* **Problem description**:
Begin with the first line of the material and copy each line word for word through the line that contains "500,505,510,515,520,530,540,550,560,570,580,590,600];"; the pictures are left out.
----
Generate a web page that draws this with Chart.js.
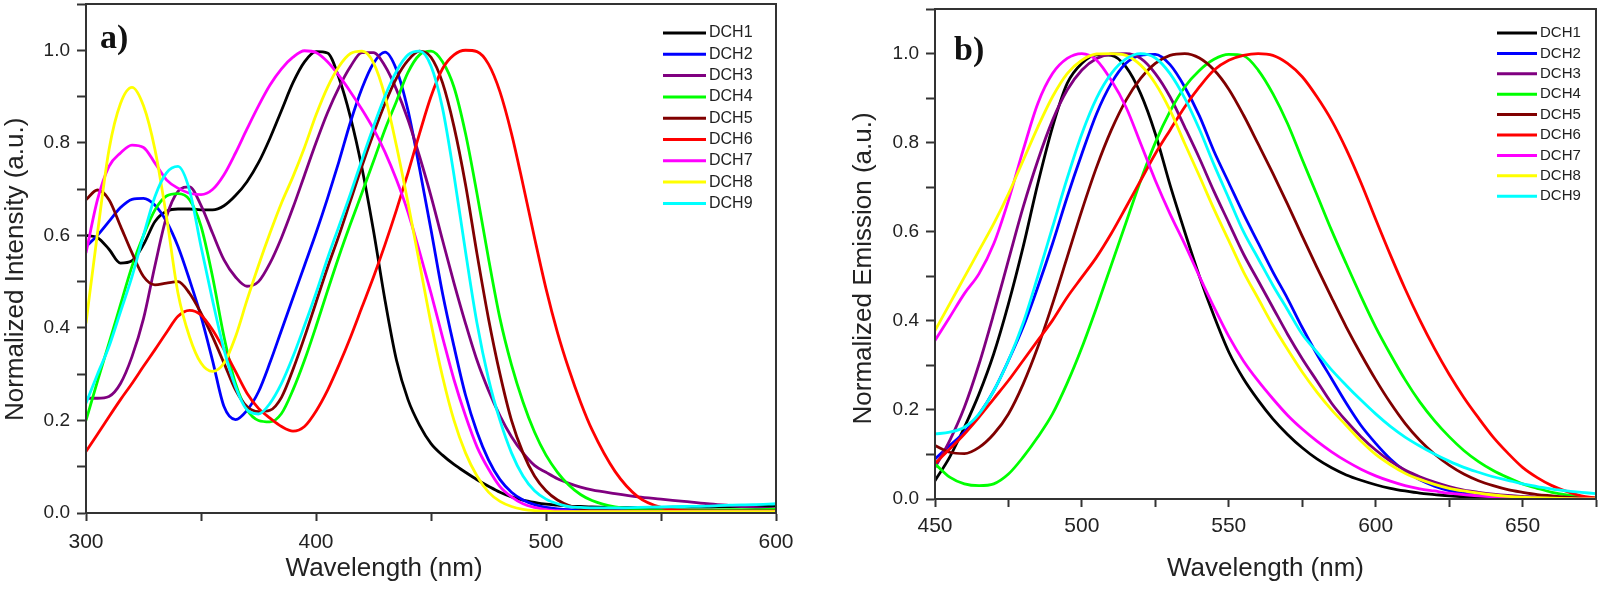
<!DOCTYPE html>
<html>
<head>
<meta charset="utf-8">
<title>DCH absorption and emission</title>
<script src="https://cdn.jsdelivr.net/npm/chart.js@4.4.0/dist/chart.umd.min.js"></script>
<style>
  body { margin: 0; background: #fff; }
  .row { display: flex; width: 1600px; height: 590px; }
  canvas { display: block; }
</style>
</head>
<body>
<div class="row">
  <canvas id="absChart" width="800" height="590"></canvas>
  <canvas id="emChart" width="800" height="590"></canvas>
</div>
<script>
// series names and colours
const seriesNames = ['DCH1', 'DCH2', 'DCH3', 'DCH4', 'DCH5', 'DCH6', 'DCH7', 'DCH8', 'DCH9'];
const seriesColors = ['#000000', '#0000ff', '#800080', '#00ff00', '#800000', '#ff0000', '#ff00ff', '#ffff00', '#00ffff'];

// a) absorption, wavelength (nm)
const absWavelength = [300,305,310,315,320,325,330,335,340,345,350,355,360,365,370,375,380,385,390,395,
  400,405,410,415,420,425,430,435,440,445,450,455,460,465,470,475,480,485,490,495,
  500,505,510,515,520,530,540,550,560,570,580,590,600];

const absDCH1 = [0.600,0.595,0.570,0.540,0.545,0.580,0.630,0.652,0.657,0.657,0.655,0.655,0.664,0.686,0.716,0.757,0.810,0.870,0.930,0.975,
  0.997,0.994,0.940,0.855,0.745,0.610,0.460,0.330,0.245,0.190,0.150,0.125,0.105,0.088,0.072,0.058,0.045,0.035,0.028,0.023,
  0.019,0.017,0.015,0.014,0.013,0.012,0.012,0.012,0.013,0.013,0.014,0.014,0.015];
const absDCH2 = [0.576,0.600,0.630,0.660,0.678,0.680,0.665,0.630,0.576,0.504,0.425,0.330,0.230,0.202,0.222,0.262,0.325,0.395,0.465,0.535,
  0.605,0.680,0.760,0.845,0.918,0.972,0.996,0.958,0.870,0.745,0.612,0.475,0.360,0.255,0.175,0.115,0.072,0.045,0.028,0.018,
  0.012,0.009,0.007,0.006,0.006,0.005,0.005,0.005,0.005,0.005,0.005,0.005,0.005];
const absDCH3 = [0.248,0.248,0.252,0.280,0.338,0.420,0.535,0.640,0.695,0.705,0.665,0.605,0.547,0.510,0.490,0.500,0.540,0.595,0.660,0.730,
  0.800,0.865,0.920,0.965,0.995,0.995,0.966,0.915,0.850,0.771,0.685,0.590,0.497,0.410,0.330,0.265,0.210,0.165,0.130,0.103,
  0.088,0.074,0.064,0.056,0.050,0.042,0.035,0.030,0.025,0.020,0.016,0.012,0.008];
const absDCH4 = [0.200,0.285,0.367,0.450,0.533,0.600,0.655,0.685,0.690,0.677,0.620,0.511,0.381,0.280,0.223,0.200,0.197,0.215,0.266,0.330,
  0.403,0.480,0.555,0.625,0.692,0.760,0.829,0.890,0.952,0.990,0.998,0.975,0.920,0.820,0.690,0.550,0.420,0.320,0.240,0.175,
  0.125,0.088,0.060,0.040,0.027,0.013,0.008,0.006,0.006,0.006,0.007,0.007,0.008];
const absDCH5 = [0.677,0.698,0.677,0.620,0.562,0.511,0.493,0.497,0.500,0.475,0.432,0.381,0.324,0.266,0.230,0.219,0.222,0.250,0.310,0.380,
  0.455,0.530,0.600,0.675,0.750,0.820,0.885,0.940,0.978,0.998,0.985,0.930,0.835,0.710,0.560,0.420,0.300,0.200,0.130,0.080,
  0.048,0.028,0.016,0.010,0.007,0.005,0.004,0.004,0.004,0.004,0.004,0.004,0.004];
const absDCH6 = [0.133,0.170,0.208,0.245,0.280,0.317,0.353,0.390,0.425,0.438,0.428,0.396,0.353,0.306,0.259,0.226,0.205,0.187,0.177,0.187,
  0.220,0.265,0.320,0.380,0.445,0.510,0.580,0.655,0.735,0.820,0.900,0.960,0.990,1.000,0.997,0.970,0.910,0.820,0.710,0.595,
  0.485,0.390,0.310,0.240,0.180,0.090,0.035,0.012,0.005,0.004,0.004,0.004,0.004];
const absDCH7 = [0.562,0.677,0.749,0.778,0.795,0.790,0.756,0.720,0.702,0.691,0.688,0.699,0.731,0.778,0.830,0.880,0.925,0.960,0.985,0.999,
  0.995,0.975,0.945,0.910,0.872,0.830,0.780,0.720,0.650,0.565,0.475,0.380,0.288,0.210,0.143,0.095,0.057,0.035,0.020,0.012,
  0.007,0.005,0.004,0.003,0.003,0.003,0.003,0.003,0.003,0.003,0.003,0.003,0.003];
const absDCH8 = [0.410,0.605,0.785,0.885,0.920,0.880,0.785,0.640,0.475,0.381,0.324,0.306,0.324,0.381,0.460,0.535,0.605,0.670,0.727,0.790,
  0.860,0.920,0.965,0.993,0.998,0.973,0.901,0.793,0.670,0.540,0.410,0.295,0.200,0.130,0.080,0.045,0.025,0.014,0.008,0.005,
  0.004,0.003,0.003,0.003,0.003,0.003,0.003,0.003,0.003,0.003,0.003,0.003,0.003];
const absDCH9 = [0.237,0.300,0.360,0.435,0.511,0.600,0.684,0.735,0.749,0.698,0.576,0.460,0.353,0.273,0.223,0.214,0.237,0.280,0.338,0.405,
  0.475,0.550,0.620,0.690,0.764,0.835,0.901,0.955,0.990,0.998,0.966,0.875,0.730,0.565,0.410,0.290,0.200,0.130,0.080,0.048,
  0.030,0.020,0.014,0.012,0.011,0.011,0.012,0.013,0.014,0.015,0.017,0.018,0.020];

// b) emission, wavelength (nm)
const emWavelength = [450,455,460,465,470,475,480,485,490,495,500,505,510,515,520,525,530,535,540,545,
  550,555,560,565,570,575,580,585,590,595,600,605,610,615,620,625,630,635,640,645,
  650,655,660,665,670,675];

const emDCH1 = [0.041,0.094,0.161,0.236,0.326,0.438,0.566,0.708,0.835,0.933,0.978,0.997,0.996,0.970,0.910,0.820,0.705,0.600,0.500,0.410,
  0.330,0.270,0.222,0.180,0.145,0.115,0.090,0.070,0.054,0.042,0.032,0.024,0.018,0.013,0.010,0.007,0.005,0.004,0.003,0.002,
  0.002,0.001,0.001,0.001,0.000,0.000];
const emDCH2 = [0.090,0.120,0.150,0.190,0.243,0.311,0.386,0.476,0.573,0.678,0.775,0.865,0.933,0.978,0.996,0.998,0.975,0.925,0.860,0.780,
  0.710,0.640,0.575,0.510,0.450,0.385,0.325,0.270,0.215,0.165,0.125,0.090,0.063,0.043,0.029,0.019,0.013,0.009,0.006,0.004,
  0.003,0.002,0.001,0.001,0.000,0.000];
const emDCH3 = [0.071,0.131,0.206,0.303,0.416,0.536,0.655,0.760,0.850,0.918,0.963,0.989,0.999,1.000,0.989,0.955,0.903,0.835,0.765,0.690,
  0.620,0.550,0.490,0.430,0.370,0.315,0.265,0.215,0.175,0.140,0.110,0.085,0.065,0.050,0.038,0.028,0.020,0.015,0.011,0.008,
  0.006,0.004,0.003,0.002,0.001,0.000];
const emDCH4 = [0.079,0.049,0.034,0.030,0.034,0.056,0.094,0.139,0.191,0.260,0.340,0.430,0.525,0.620,0.715,0.800,0.870,0.925,0.962,0.987,
  0.998,0.995,0.963,0.910,0.843,0.762,0.683,0.603,0.528,0.455,0.386,0.325,0.268,0.218,0.176,0.140,0.109,0.084,0.064,0.048,
  0.034,0.024,0.015,0.009,0.005,0.002];
const emDCH5 = [0.120,0.105,0.102,0.116,0.146,0.191,0.258,0.341,0.438,0.543,0.648,0.745,0.828,0.895,0.944,0.978,0.996,1.000,0.990,0.963,
  0.920,0.862,0.797,0.731,0.662,0.590,0.520,0.452,0.386,0.325,0.268,0.216,0.170,0.132,0.101,0.076,0.056,0.041,0.030,0.021,
  0.015,0.010,0.007,0.004,0.002,0.001];
const emDCH6 = [0.080,0.112,0.146,0.184,0.225,0.266,0.311,0.356,0.401,0.453,0.498,0.543,0.596,0.655,0.715,0.775,0.828,0.880,0.925,0.963,
  0.985,0.996,1.000,0.996,0.978,0.948,0.903,0.850,0.785,0.710,0.628,0.548,0.472,0.402,0.338,0.280,0.228,0.182,0.139,0.103,
  0.071,0.048,0.030,0.017,0.007,0.002];
const emDCH7 = [0.356,0.408,0.461,0.506,0.573,0.670,0.783,0.888,0.955,0.989,1.000,0.985,0.940,0.880,0.798,0.715,0.640,0.572,0.500,0.430,
  0.365,0.310,0.265,0.225,0.188,0.157,0.130,0.106,0.085,0.067,0.052,0.040,0.030,0.023,0.018,0.013,0.010,0.007,0.005,0.004,
  0.003,0.002,0.001,0.001,0.000,0.000];
const emDCH8 = [0.378,0.438,0.498,0.558,0.618,0.685,0.760,0.835,0.903,0.955,0.985,0.999,1.000,0.996,0.974,0.933,0.873,0.798,0.725,0.650,
  0.580,0.510,0.450,0.390,0.336,0.285,0.240,0.200,0.165,0.130,0.100,0.077,0.058,0.044,0.033,0.024,0.018,0.013,0.009,0.006,
  0.004,0.003,0.002,0.001,0.000,0.000];
const emDCH9 = [0.146,0.150,0.161,0.191,0.243,0.311,0.395,0.500,0.610,0.720,0.820,0.900,0.955,0.988,1.000,0.990,0.955,0.900,0.830,0.750,
  0.675,0.600,0.540,0.480,0.425,0.370,0.330,0.290,0.255,0.222,0.191,0.163,0.139,0.119,0.101,0.085,0.071,0.060,0.050,0.042,
  0.034,0.028,0.022,0.018,0.015,0.012];

const absSeries = [absDCH1, absDCH2, absDCH3, absDCH4, absDCH5, absDCH6, absDCH7, absDCH8, absDCH9];
const emSeries = [emDCH1, emDCH2, emDCH3, emDCH4, emDCH5, emDCH6, emDCH7, emDCH8, emDCH9];

Chart.defaults.font.family = '"Liberation Sans", Arial, sans-serif';
Chart.defaults.color = '#222';

// box around the plot area
const frameBox = {
  id: 'frameBox',
  afterDraw(chart) {
    const a = chart.chartArea;
    const ctx = chart.ctx;
    ctx.save();
    ctx.strokeStyle = '#333';
    ctx.lineWidth = 2;
    ctx.strokeRect(a.left, a.top, a.right - a.left, a.bottom - a.top);
    ctx.restore();
  }
};

// legend list inside the plot, built from the datasets
const lineLegend = {
  id: 'lineLegend',
  afterDatasetsDraw(chart, args, opts) {
    const ctx = chart.ctx;
    ctx.save();
    ctx.font = opts.fontSize + 'px "Liberation Sans", Arial, sans-serif';
    ctx.textBaseline = 'middle';
    ctx.fillStyle = '#222';
    chart.data.datasets.forEach(function(ds, i) {
      var y = opts.top + i * opts.rowHeight;
      ctx.strokeStyle = ds.borderColor;
      ctx.lineWidth = 3;
      ctx.beginPath();
      ctx.moveTo(opts.left, y);
      ctx.lineTo(opts.left + opts.lineLength, y);
      ctx.stroke();
      ctx.fillText(ds.label, opts.left + opts.lineLength + 3, y);
    });
    ctx.restore();
  }
};

// "a)" / "b)" tag
const panelTag = {
  id: 'panelTag',
  afterDraw(chart, args, opts) {
    const ctx = chart.ctx;
    ctx.save();
    ctx.font = 'bold 34px "Liberation Serif", "Times New Roman", serif';
    ctx.fillStyle = '#111';
    ctx.textBaseline = 'alphabetic';
    ctx.fillText(opts.text, opts.x, opts.y);
    ctx.restore();
  }
};

function buildDatasets(xs, series) {
  return series.map(function(values, i) {
    return {
      label: seriesNames[i],
      data: xs.map(function(x, j) { return { x: x, y: values[j] }; }),
      borderColor: seriesColors[i],
      backgroundColor: seriesColors[i],
      borderWidth: 2.8,
      pointRadius: 0,
      cubicInterpolationMode: 'monotone',
      order: series.length - 1 - i
    };
  });
}

function makeChart(id, cfg) {
  const ctx = document.getElementById(id).getContext('2d');
  return new Chart(ctx, {
    type: 'line',
    data: { datasets: buildDatasets(cfg.xs, cfg.series) },
    options: {
      responsive: false,
      animation: false,
      layout: { autoPadding: false, padding: cfg.padding },
      plugins: {
        legend: { display: false },
        tooltip: { enabled: false },
        lineLegend: cfg.legend,
        panelTag: cfg.tag
      },
      scales: {
        x: {
          type: 'linear',
          min: cfg.xMin,
          max: cfg.xMax,
          grid: { drawOnChartArea: false, tickLength: 8, tickColor: '#333', tickWidth: 2 },
          border: { color: '#333', width: 2 },
          ticks: {
            stepSize: cfg.xStep,
            autoSkip: false,
            maxRotation: 0,
            padding: cfg.xTickPad,
            font: { size: 21 },
            color: '#222',
            callback: function(v) { return v % cfg.xLabelEvery === 0 ? String(v) : ''; }
          },
          title: {
            display: true,
            text: cfg.xTitle,
            font: { size: 26 },
            color: '#222',
            padding: { top: 0, bottom: 6 }
          },
          afterFit: function(scale) {
            scale.height = cfg.xHeight;
            scale.paddingLeft = 0;
            scale.paddingRight = 0;
          }
        },
        y: {
          min: 0,
          max: 1.1,
          grid: { drawOnChartArea: false, tickLength: 9, tickColor: '#333', tickWidth: 2 },
          border: { color: '#333', width: 2 },
          ticks: {
            stepSize: 0.1,
            autoSkip: false,
            padding: 7,
            font: { size: 19 },
            color: '#222',
            callback: function(v) { return Math.round(v * 10) % 2 === 0 ? v.toFixed(1) : ''; }
          },
          title: {
            display: true,
            text: cfg.yTitle,
            font: { size: 26 },
            color: '#222',
            padding: { top: cfg.yTitlePad, bottom: 0 }
          },
          afterFit: function(scale) {
            scale.width = cfg.yWidth;
            scale.paddingTop = 0;
            scale.paddingBottom = 0;
          }
        }
      }
    },
    plugins: [frameBox, lineLegend, panelTag]
  });
}

const nb = '\u00a0';

makeChart('absChart', {
  xs: absWavelength,
  series: absSeries,
  xMin: 300, xMax: 600, xStep: 50, xLabelEvery: 100,
  xTitle: 'Wavelength (nm)' + nb.repeat(13),
  yTitle: 'Normalized Intensity (a.u.)' + nb.repeat(3),
  padding: { left: 0, right: 24, top: 4, bottom: 0 },
  yWidth: 86, xHeight: 77, xTickPad: 9, yTitlePad: 0,
  legend: { left: 663, top: 33, rowHeight: 21.3, lineLength: 43, fontSize: 16 },
  tag: { text: 'a)', x: 100, y: 48 }
});

makeChart('emChart', {
  xs: emWavelength,
  series: emSeries,
  xMin: 450, xMax: 675, xStep: 25, xLabelEvery: 50,
  xTitle: 'Wavelength (nm)',
  yTitle: 'Normalized Emission (a.u.)' + nb.repeat(4),
  padding: { left: 0, right: 4, top: 9, bottom: 0 },
  yWidth: 135, xHeight: 91, xTickPad: 7, yTitlePad: 48,
  legend: { left: 697, top: 33, rowHeight: 20.4, lineLength: 40, fontSize: 15 },
  tag: { text: 'b)', x: 154, y: 60 }
});
</script>
</body>
</html>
----
* **Task answer**:
Generate a web page that draws this with Chart.js.
<!DOCTYPE html>
<html>
<head>
<meta charset="utf-8">
<title>DCH absorption and emission</title>
<script src="https://cdn.jsdelivr.net/npm/chart.js@4.4.0/dist/chart.umd.min.js"></script>
<style>
  body { margin: 0; background: #fff; }
  .row { display: flex; width: 1600px; height: 590px; }
  canvas { display: block; }
</style>
</head>
<body>
<div class="row">
  <canvas id="absChart" width="800" height="590"></canvas>
  <canvas id="emChart" width="800" height="590"></canvas>
</div>
<script>
// series names and colours
const seriesNames = ['DCH1', 'DCH2', 'DCH3', 'DCH4', 'DCH5', 'DCH6', 'DCH7', 'DCH8', 'DCH9'];
const seriesColors = ['#000000', '#0000ff', '#800080', '#00ff00', '#800000', '#ff0000', '#ff00ff', '#ffff00', '#00ffff'];

// a) absorption, wavelength (nm)
const absWavelength = [300,305,310,315,320,325,330,335,340,345,350,355,360,365,370,375,380,385,390,395,
  400,405,410,415,420,425,430,435,440,445,450,455,460,465,470,475,480,485,490,495,
  500,505,510,515,520,530,540,550,560,570,580,590,600];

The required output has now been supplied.